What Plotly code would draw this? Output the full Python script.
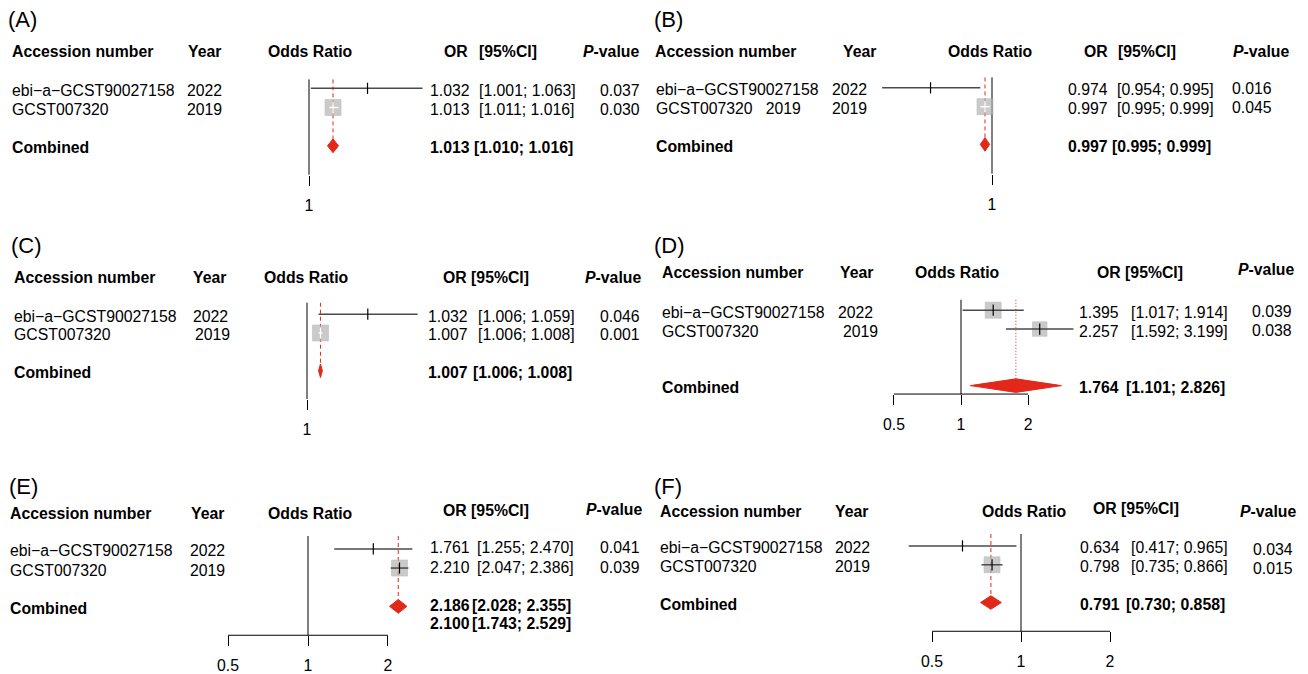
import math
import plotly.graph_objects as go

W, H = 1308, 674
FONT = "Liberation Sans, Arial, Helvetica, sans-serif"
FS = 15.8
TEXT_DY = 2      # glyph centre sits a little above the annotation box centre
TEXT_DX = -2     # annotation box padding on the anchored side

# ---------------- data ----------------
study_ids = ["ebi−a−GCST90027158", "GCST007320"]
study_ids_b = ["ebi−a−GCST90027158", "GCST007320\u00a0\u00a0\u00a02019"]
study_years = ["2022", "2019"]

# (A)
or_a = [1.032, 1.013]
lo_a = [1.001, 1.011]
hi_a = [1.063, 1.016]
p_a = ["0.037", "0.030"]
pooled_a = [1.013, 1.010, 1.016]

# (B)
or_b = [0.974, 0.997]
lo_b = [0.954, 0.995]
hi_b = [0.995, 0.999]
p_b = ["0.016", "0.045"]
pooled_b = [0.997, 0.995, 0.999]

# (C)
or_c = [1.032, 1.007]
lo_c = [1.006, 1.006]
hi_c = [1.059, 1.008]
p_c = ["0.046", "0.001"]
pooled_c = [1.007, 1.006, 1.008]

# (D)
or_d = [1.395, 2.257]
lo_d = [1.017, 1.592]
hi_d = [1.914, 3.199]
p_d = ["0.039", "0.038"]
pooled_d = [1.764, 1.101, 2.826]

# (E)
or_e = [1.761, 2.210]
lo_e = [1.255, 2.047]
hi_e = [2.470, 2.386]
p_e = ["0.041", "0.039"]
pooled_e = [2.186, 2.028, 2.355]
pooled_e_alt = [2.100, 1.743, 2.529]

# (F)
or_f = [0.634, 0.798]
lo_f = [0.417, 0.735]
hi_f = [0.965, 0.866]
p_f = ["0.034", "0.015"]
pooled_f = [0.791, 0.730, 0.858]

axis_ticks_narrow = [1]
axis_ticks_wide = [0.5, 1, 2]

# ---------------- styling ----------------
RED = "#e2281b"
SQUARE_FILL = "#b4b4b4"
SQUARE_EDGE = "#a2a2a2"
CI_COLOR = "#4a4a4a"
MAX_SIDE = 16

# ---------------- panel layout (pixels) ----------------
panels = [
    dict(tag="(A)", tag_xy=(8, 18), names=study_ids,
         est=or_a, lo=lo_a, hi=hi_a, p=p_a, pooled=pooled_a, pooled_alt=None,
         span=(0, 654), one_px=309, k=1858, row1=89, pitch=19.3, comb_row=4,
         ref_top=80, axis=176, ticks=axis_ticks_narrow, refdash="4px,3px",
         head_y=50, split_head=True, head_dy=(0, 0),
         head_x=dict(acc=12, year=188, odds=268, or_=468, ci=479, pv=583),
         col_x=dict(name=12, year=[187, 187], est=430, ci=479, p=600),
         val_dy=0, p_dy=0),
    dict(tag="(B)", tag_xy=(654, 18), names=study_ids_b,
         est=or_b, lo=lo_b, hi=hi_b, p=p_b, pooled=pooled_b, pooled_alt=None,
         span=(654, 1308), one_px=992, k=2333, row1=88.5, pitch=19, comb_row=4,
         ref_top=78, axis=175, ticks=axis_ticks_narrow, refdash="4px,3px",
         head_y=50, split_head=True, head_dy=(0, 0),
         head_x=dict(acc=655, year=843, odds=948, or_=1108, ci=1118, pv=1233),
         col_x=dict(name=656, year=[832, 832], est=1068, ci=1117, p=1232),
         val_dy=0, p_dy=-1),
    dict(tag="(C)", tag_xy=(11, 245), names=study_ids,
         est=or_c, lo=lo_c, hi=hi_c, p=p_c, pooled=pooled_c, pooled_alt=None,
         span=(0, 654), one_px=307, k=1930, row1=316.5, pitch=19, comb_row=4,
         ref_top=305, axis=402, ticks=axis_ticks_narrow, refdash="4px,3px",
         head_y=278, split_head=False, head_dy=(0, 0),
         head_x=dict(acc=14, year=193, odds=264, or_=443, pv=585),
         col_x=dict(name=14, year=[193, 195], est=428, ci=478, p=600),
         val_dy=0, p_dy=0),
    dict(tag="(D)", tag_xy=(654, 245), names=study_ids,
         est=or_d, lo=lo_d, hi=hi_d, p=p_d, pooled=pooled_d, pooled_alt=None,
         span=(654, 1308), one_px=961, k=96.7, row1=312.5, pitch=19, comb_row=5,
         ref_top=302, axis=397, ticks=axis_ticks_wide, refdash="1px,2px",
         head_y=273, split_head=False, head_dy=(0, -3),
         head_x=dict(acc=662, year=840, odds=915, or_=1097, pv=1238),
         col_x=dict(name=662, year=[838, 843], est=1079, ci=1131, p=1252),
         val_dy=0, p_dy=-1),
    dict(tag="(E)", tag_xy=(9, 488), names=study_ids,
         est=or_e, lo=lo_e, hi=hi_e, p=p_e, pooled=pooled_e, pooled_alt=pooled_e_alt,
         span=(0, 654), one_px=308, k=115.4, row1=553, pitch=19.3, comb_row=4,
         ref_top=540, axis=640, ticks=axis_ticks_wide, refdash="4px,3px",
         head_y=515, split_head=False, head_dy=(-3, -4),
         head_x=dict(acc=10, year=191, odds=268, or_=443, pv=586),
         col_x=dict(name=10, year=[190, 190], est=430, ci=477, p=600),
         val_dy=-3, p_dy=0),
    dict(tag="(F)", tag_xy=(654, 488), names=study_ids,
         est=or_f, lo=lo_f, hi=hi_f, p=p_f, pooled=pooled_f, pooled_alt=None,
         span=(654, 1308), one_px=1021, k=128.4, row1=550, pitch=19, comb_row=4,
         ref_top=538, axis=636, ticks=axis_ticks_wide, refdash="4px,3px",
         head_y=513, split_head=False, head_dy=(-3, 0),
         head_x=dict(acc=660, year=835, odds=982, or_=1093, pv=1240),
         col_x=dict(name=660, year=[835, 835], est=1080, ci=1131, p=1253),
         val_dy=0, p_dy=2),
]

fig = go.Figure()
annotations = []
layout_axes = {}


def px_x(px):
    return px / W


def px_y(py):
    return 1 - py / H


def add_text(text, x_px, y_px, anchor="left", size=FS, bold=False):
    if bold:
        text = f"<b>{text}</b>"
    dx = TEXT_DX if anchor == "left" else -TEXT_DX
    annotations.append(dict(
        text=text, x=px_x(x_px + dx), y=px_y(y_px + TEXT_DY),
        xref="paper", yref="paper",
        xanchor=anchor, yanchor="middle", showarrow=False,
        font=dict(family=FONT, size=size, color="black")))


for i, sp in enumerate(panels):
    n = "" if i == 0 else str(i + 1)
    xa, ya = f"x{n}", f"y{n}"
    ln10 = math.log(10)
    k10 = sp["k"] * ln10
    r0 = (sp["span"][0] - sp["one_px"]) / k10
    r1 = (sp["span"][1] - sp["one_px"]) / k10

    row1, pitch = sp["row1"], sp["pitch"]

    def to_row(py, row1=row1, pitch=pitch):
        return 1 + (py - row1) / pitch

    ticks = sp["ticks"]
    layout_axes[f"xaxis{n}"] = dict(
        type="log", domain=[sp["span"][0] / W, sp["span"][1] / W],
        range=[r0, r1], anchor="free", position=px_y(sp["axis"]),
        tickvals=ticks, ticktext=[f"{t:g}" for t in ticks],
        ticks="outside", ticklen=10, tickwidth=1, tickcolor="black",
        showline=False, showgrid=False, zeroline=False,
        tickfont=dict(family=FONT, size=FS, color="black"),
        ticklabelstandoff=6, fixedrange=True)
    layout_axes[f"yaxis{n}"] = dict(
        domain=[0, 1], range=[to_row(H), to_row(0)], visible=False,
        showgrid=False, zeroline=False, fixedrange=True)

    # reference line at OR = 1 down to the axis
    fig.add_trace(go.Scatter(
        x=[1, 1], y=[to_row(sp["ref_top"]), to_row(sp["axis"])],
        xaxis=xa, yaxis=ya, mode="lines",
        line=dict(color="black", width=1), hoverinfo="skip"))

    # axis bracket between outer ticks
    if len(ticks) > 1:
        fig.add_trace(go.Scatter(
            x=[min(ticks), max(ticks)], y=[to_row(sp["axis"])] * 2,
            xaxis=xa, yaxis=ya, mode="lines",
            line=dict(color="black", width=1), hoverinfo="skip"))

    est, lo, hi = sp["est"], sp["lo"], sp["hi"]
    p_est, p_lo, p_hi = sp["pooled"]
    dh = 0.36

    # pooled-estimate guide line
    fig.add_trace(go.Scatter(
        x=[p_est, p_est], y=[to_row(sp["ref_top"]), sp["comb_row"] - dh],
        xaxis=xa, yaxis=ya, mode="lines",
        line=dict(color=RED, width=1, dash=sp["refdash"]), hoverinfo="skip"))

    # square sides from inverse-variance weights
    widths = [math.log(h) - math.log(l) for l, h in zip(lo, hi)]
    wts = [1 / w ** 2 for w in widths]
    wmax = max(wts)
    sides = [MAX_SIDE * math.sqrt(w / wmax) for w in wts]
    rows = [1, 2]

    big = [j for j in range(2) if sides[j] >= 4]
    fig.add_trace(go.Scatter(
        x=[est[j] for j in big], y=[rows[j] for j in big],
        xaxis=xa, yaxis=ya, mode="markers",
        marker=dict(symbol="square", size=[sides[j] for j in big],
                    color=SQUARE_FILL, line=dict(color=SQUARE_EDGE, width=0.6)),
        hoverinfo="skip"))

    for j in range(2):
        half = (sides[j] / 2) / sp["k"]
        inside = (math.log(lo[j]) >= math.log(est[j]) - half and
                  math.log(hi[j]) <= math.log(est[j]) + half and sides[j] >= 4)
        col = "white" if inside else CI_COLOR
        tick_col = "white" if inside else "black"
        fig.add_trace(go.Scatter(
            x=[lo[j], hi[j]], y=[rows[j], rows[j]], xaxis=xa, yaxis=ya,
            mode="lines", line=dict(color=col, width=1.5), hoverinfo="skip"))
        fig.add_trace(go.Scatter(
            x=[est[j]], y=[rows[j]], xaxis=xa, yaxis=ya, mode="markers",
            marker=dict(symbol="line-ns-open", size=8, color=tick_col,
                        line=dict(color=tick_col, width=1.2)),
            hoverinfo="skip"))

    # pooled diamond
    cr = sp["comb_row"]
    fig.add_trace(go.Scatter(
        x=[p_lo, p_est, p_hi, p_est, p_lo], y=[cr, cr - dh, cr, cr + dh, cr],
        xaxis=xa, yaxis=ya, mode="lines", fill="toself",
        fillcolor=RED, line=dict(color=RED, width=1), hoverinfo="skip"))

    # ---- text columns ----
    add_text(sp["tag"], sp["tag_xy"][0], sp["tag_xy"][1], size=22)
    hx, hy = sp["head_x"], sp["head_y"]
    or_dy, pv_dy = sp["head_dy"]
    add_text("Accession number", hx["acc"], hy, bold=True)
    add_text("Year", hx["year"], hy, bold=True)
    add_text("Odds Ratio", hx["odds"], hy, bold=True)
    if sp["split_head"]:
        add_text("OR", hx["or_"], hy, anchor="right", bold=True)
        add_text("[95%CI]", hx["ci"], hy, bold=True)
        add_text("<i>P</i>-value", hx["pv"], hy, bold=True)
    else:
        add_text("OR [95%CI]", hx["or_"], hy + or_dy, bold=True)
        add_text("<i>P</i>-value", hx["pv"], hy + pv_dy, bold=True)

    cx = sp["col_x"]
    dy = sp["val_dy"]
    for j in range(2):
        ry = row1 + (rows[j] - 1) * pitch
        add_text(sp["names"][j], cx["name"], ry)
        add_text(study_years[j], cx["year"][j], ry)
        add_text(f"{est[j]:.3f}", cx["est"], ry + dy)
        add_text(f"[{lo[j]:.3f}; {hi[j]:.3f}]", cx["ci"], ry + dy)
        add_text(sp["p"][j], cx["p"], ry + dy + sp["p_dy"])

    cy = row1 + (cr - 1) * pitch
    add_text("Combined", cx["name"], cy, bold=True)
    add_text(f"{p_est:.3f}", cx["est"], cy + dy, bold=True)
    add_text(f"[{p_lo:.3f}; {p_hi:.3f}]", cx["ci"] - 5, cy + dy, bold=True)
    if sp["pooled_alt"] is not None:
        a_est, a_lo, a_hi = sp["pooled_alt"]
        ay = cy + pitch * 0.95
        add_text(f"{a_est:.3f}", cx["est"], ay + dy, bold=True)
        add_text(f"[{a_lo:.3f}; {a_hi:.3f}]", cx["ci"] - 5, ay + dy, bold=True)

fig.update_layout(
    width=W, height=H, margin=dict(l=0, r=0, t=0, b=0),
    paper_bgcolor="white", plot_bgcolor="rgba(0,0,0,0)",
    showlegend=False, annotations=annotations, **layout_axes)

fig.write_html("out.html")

-.-.-

From the first line of the listing above, repeat every line through the one holding "MAX_SIDE = 16". Both ends count, and pictures stay out.

# SOLUTION FOR THIS PROBLEM:
What Plotly code would draw this? Output the full Python script.
import math
import plotly.graph_objects as go

W, H = 1308, 674
FONT = "Liberation Sans, Arial, Helvetica, sans-serif"
FS = 15.8
TEXT_DY = 2      # glyph centre sits a little above the annotation box centre
TEXT_DX = -2     # annotation box padding on the anchored side

# ---------------- data ----------------
study_ids = ["ebi−a−GCST90027158", "GCST007320"]
study_ids_b = ["ebi−a−GCST90027158", "GCST007320\u00a0\u00a0\u00a02019"]
study_years = ["2022", "2019"]

# (A)
or_a = [1.032, 1.013]
lo_a = [1.001, 1.011]
hi_a = [1.063, 1.016]
p_a = ["0.037", "0.030"]
pooled_a = [1.013, 1.010, 1.016]

# (B)
or_b = [0.974, 0.997]
lo_b = [0.954, 0.995]
hi_b = [0.995, 0.999]
p_b = ["0.016", "0.045"]
pooled_b = [0.997, 0.995, 0.999]

# (C)
or_c = [1.032, 1.007]
lo_c = [1.006, 1.006]
hi_c = [1.059, 1.008]
p_c = ["0.046", "0.001"]
pooled_c = [1.007, 1.006, 1.008]

# (D)
or_d = [1.395, 2.257]
lo_d = [1.017, 1.592]
hi_d = [1.914, 3.199]
p_d = ["0.039", "0.038"]
pooled_d = [1.764, 1.101, 2.826]

# (E)
or_e = [1.761, 2.210]
lo_e = [1.255, 2.047]
hi_e = [2.470, 2.386]
p_e = ["0.041", "0.039"]
pooled_e = [2.186, 2.028, 2.355]
pooled_e_alt = [2.100, 1.743, 2.529]

# (F)
or_f = [0.634, 0.798]
lo_f = [0.417, 0.735]
hi_f = [0.965, 0.866]
p_f = ["0.034", "0.015"]
pooled_f = [0.791, 0.730, 0.858]

axis_ticks_narrow = [1]
axis_ticks_wide = [0.5, 1, 2]

# ---------------- styling ----------------
RED = "#e2281b"
SQUARE_FILL = "#b4b4b4"
SQUARE_EDGE = "#a2a2a2"
CI_COLOR = "#4a4a4a"
MAX_SIDE = 16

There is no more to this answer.